# GIVEN REQUEST
Skip the pictures and quote all of the lines exactly.

********

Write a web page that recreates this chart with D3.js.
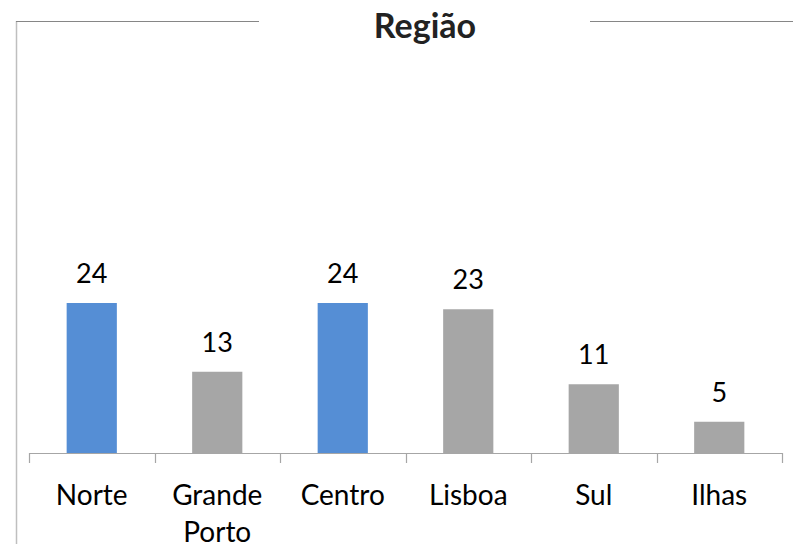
<!DOCTYPE html>
<html>
  <head>
    <title>Região</title>
    <script src="https://d3js.org/d3.v7.min.js"></script>
    <style>
      body { margin: 0; background: #fff; }
      text { font-family: Lato, "Open Sans", sans-serif; }
    </style>
  </head>
  <body>
  </body>
</html>

<script>
  var width = 793
  var height = 544

  // data
  var regioes = ["Norte", "Grande Porto", "Centro", "Lisboa", "Sul", "Ilhas"]
  var valores = [24, 13, 24, 23, 11, 5]
  var destaque = ["Norte", "Centro"]

  var x = d3.scaleBand()
            .domain(regioes)
            .range([29, 782])
            .paddingInner(0.6)
            .paddingOuter(0.3)

  var y = d3.scaleLinear()
            .domain([0, 24])
            .range([453, 303])

  var svg = d3.select("body")
              .append("svg")
              .attr("width", width)
              .attr("height", height)

  // chart frame (broken around title)
  svg.append("line")
     .attr("x1", 16.5).attr("x2", 16.5)
     .attr("y1", 21).attr("y2", height)
     .attr("stroke", "#bfbfbf").attr("stroke-width", 1.5)
  svg.append("line")
     .attr("x1", 16).attr("x2", 259)
     .attr("y1", 21.5).attr("y2", 21.5)
     .attr("stroke", "#868686").attr("stroke-width", 1)
  svg.append("line")
     .attr("x1", 590).attr("x2", width)
     .attr("y1", 21.5).attr("y2", 21.5)
     .attr("stroke", "#868686").attr("stroke-width", 1)

  svg.append("text")
     .attr("x", 425)
     .attr("y", 38)
     .attr("text-anchor", "middle")
     .style("font-size", "34px")
     .style("font-weight", "bold")
     .attr("fill", "#222")
     .text("Região")

  // bars
  svg.selectAll("rect.bar")
     .data(regioes)
     .enter()
     .append("rect")
     .attr("class", "bar")
     .attr("x", function(d) { return x(d) })
     .attr("width", x.bandwidth())
     .attr("y", function(d, i) { return y(valores[i]) })
     .attr("height", function(d, i) { return y(0) - y(valores[i]) })
     .attr("fill", function(d) { return destaque.indexOf(d) >= 0 ? "#558ed5" : "#a6a6a6" })

  // value labels
  svg.selectAll("text.val")
     .data(regioes)
     .enter()
     .append("text")
     .attr("class", "val")
     .attr("x", function(d) { return x(d) + x.bandwidth() / 2 })
     .attr("y", function(d, i) { return y(valores[i]) - 20 })
     .attr("text-anchor", "middle")
     .style("font-size", "27px")
     .attr("fill", "#000")
     .text(function(d, i) { return valores[i] })

  // x axis
  var edges = d3.range(regioes.length + 1).map(function(i) { return 29 + i * (782 - 29) / regioes.length })

  svg.append("line")
     .attr("x1", 29).attr("x2", 782)
     .attr("y1", 453.5).attr("y2", 453.5)
     .attr("stroke", "#a6a6a6").attr("stroke-width", 1.2)

  svg.selectAll("line.tick")
     .data(edges)
     .enter()
     .append("line")
     .attr("class", "tick")
     .attr("x1", function(d) { return Math.round(d) + 0.5 })
     .attr("x2", function(d) { return Math.round(d) + 0.5 })
     .attr("y1", 453).attr("y2", 463)
     .attr("stroke", "#a6a6a6").attr("stroke-width", 1.2)

  var cat = svg.selectAll("text.cat")
     .data(regioes)
     .enter()
     .append("text")
     .attr("class", "cat")
     .attr("text-anchor", "middle")
     .style("font-size", "28px")
     .attr("fill", "#000")

  cat.each(function(d) {
    var words = d.split(" ")
    var t = d3.select(this)
    words.forEach(function(w, j) {
      t.append("tspan")
       .attr("x", x(d) + x.bandwidth() / 2)
       .attr("y", 505 + j * 37)
       .text(w)
    })
  })
</script>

********

# ANSWER FOR THIS EXERCISE
Write a web page that recreates this chart with D3.js.
<!DOCTYPE html>
<html>
  <head>
    <title>Região</title>
    <script src="https://d3js.org/d3.v7.min.js"></script>
    <style>
      body { margin: 0; background: #fff; }
      text { font-family: Lato, "Open Sans", sans-serif; }
    </style>
  </head>
  <body>
  </body>
</html>

<script>
  var width = 793
  var height = 544

  // data
  var regioes = ["Norte", "Grande Porto", "Centro", "Lisboa", "Sul", "Ilhas"]
  var valores = [24, 13, 24, 23, 11, 5]
  var destaque = ["Norte", "Centro"]

  var x = d3.scaleBand()
            .domain(regioes)
            .range([29, 782])
            .paddingInner(0.6)
            .paddingOuter(0.3)

  var y = d3.scaleLinear()
            .domain([0, 24])
            .range([453, 303])

  var svg = d3.select("body")
              .append("svg")
              .attr("width", width)
              .attr("height", height)

  // chart frame (broken around title)
  svg.append("line")
     .attr("x1", 16.5).attr("x2", 16.5)
     .attr("y1", 21).attr("y2", height)
     .attr("stroke", "#bfbfbf").attr("stroke-width", 1.5)
  svg.append("line")
     .attr("x1", 16).attr("x2", 259)
     .attr("y1", 21.5).attr("y2", 21.5)
     .attr("stroke", "#868686").attr("stroke-width", 1)
  svg.append("line")
     .attr("x1", 590).attr("x2", width)
     .attr("y1", 21.5).attr("y2", 21.5)
     .attr("stroke", "#868686").attr("stroke-width", 1)

  svg.append("text")
     .attr("x", 425)
     .attr("y", 38)
     .attr("text-anchor", "middle")
     .style("font-size", "34px")
     .style("font-weight", "bold")
     .attr("fill", "#222")
     .text("Região")

  // bars
  svg.selectAll("rect.bar")
     .data(regioes)
     .enter()
     .append("rect")
     .attr("class", "bar")
     .attr("x", function(d) { return x(d) })
     .attr("width", x.bandwidth())
     .attr("y", function(d, i) { return y(valores[i]) })
     .attr("height", function(d, i) { return y(0) - y(valores[i]) })
     .attr("fill", function(d) { return destaque.indexOf(d) >= 0 ? "#558ed5" : "#a6a6a6" })

  // value labels
  svg.selectAll("text.val")
     .data(regioes)
     .enter()
     .append("text")
     .attr("class", "val")
     .attr("x", function(d) { return x(d) + x.bandwidth() / 2 })
     .attr("y", function(d, i) { return y(valores[i]) - 20 })
     .attr("text-anchor", "middle")
     .style("font-size", "27px")
     .attr("fill", "#000")
     .text(function(d, i) { return valores[i] })

  // x axis
  var edges = d3.range(regioes.length + 1).map(function(i) { return 29 + i * (782 - 29) / regioes.length })

  svg.append("line")
     .attr("x1", 29).attr("x2", 782)
     .attr("y1", 453.5).attr("y2", 453.5)
     .attr("stroke", "#a6a6a6").attr("stroke-width", 1.2)

  svg.selectAll("line.tick")
     .data(edges)
     .enter()
     .append("line")
     .attr("class", "tick")
     .attr("x1", function(d) { return Math.round(d) + 0.5 })
     .attr("x2", function(d) { return Math.round(d) + 0.5 })
     .attr("y1", 453).attr("y2", 463)
     .attr("stroke", "#a6a6a6").attr("stroke-width", 1.2)

  var cat = svg.selectAll("text.cat")
     .data(regioes)
     .enter()
     .append("text")
     .attr("class", "cat")
     .attr("text-anchor", "middle")
     .style("font-size", "28px")
     .attr("fill", "#000")

  cat.each(function(d) {
    var words = d.split(" ")
    var t = d3.select(this)
    words.forEach(function(w, j) {
      t.append("tspan")
       .attr("x", x(d) + x.bandwidth() / 2)
       .attr("y", 505 + j * 37)
       .text(w)
    })
  })
</script>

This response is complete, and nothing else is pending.